BackgroundSARS-CoV-2, the cause of the COVID-19 pandemic, poses a significant threat to humanity. Individuals with pulmonary tuberculosis (PTB) are at increased risk of developing severe COVID-19, due to long-term lung damage that heightens their susceptibility to full-blown disease. MethodsThree COVID-19 datasets (GSE157103, GSE166253, and GSE171110) and one PTB dataset (GSE83456) were obtained from the Gene Expression Omnibus databases. Subsequently, data were subjected to weighted gene co-expression network analysis(WGCNA)followed by functional enrichment analysis using Gene Ontology (GO) and Kyoto Encyclopedia of Genes and Genomes (KEGG) pathway databases. These analyses revealed two overlapping disease-specific modules, each comprising co-regulated genes with potentially related biological functions. Using Cytoscape, we visualised the interaction network containing common disease-related genes found within the intersection between modules and predicted transcription factors (TFs). Real-time qPCR was conducted to quantify expression levels of these genes in blood samples from COVID-19 and PTB patients. Finally, DisGeNET and the Drug Signatures database were employed to analyze these common genes, unveiling their connections to clinical disease features and potential drug treatments. ResultsExamination of the overlap between COVID-19 and PTB gene modules unveiled 11 common genes. Functional enrichment analyses using KEGG and GO shed light on potential functional relationships among these genes, providing insights into their potential roles in the heightened mortality of PTB patients due to SARS-CoV-2 infection. Furthermore, results of various bioinformatics-based analyses of common TFs and target genes led to identification of shared pathways and therapeutic targets for PTB patients with COVID-19, along with potential drug treatments for these patients.
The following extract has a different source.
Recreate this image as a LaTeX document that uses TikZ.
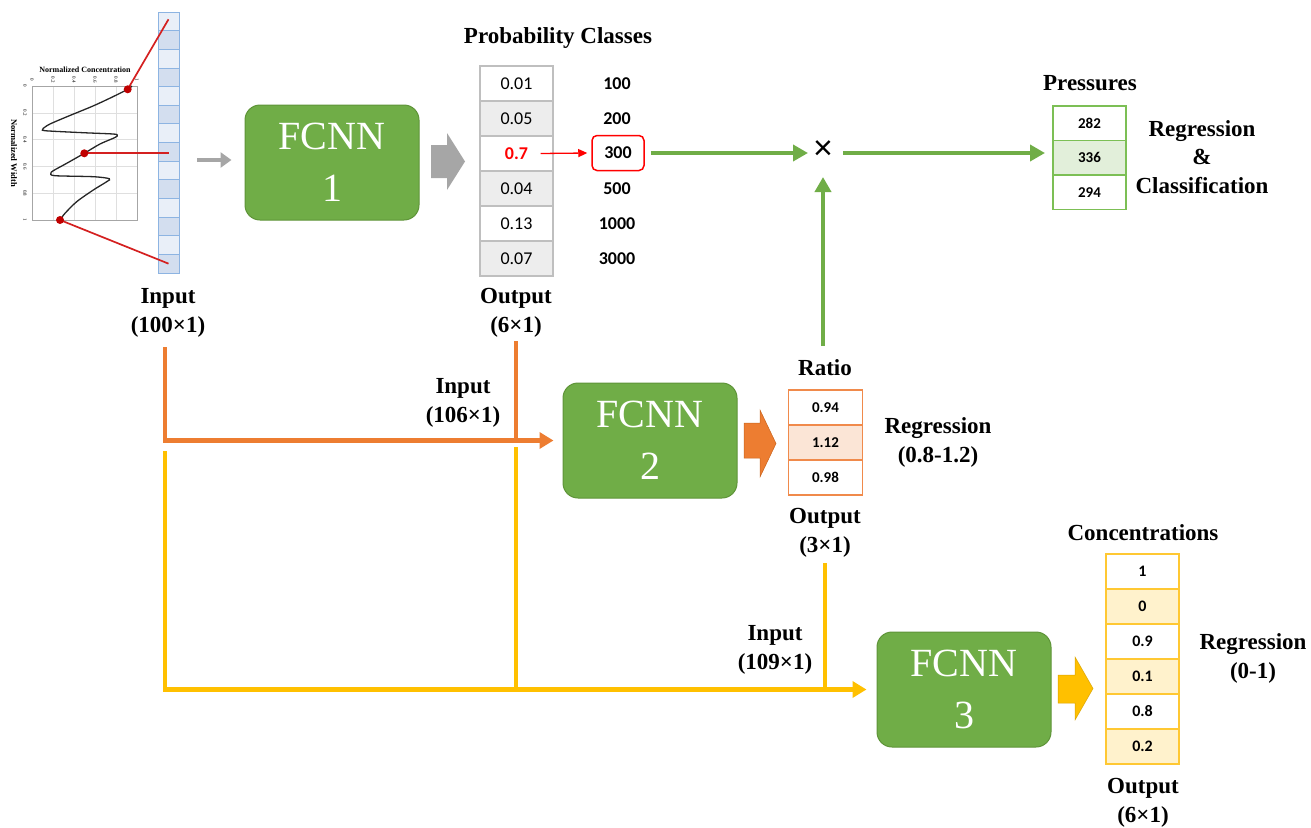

ConclusionOur results unveiled a potential biological connection between COVID-19 and PTB, as supported by results of functional enrichment analysis that highlighted potential biological processes and signaling pathways shared by both diseases. Building on these findings, we propose potential drug treatments for PTB patients with COVID-19, pending verification of drug safety and efficacy through laboratory and multicentre studies before clinical use.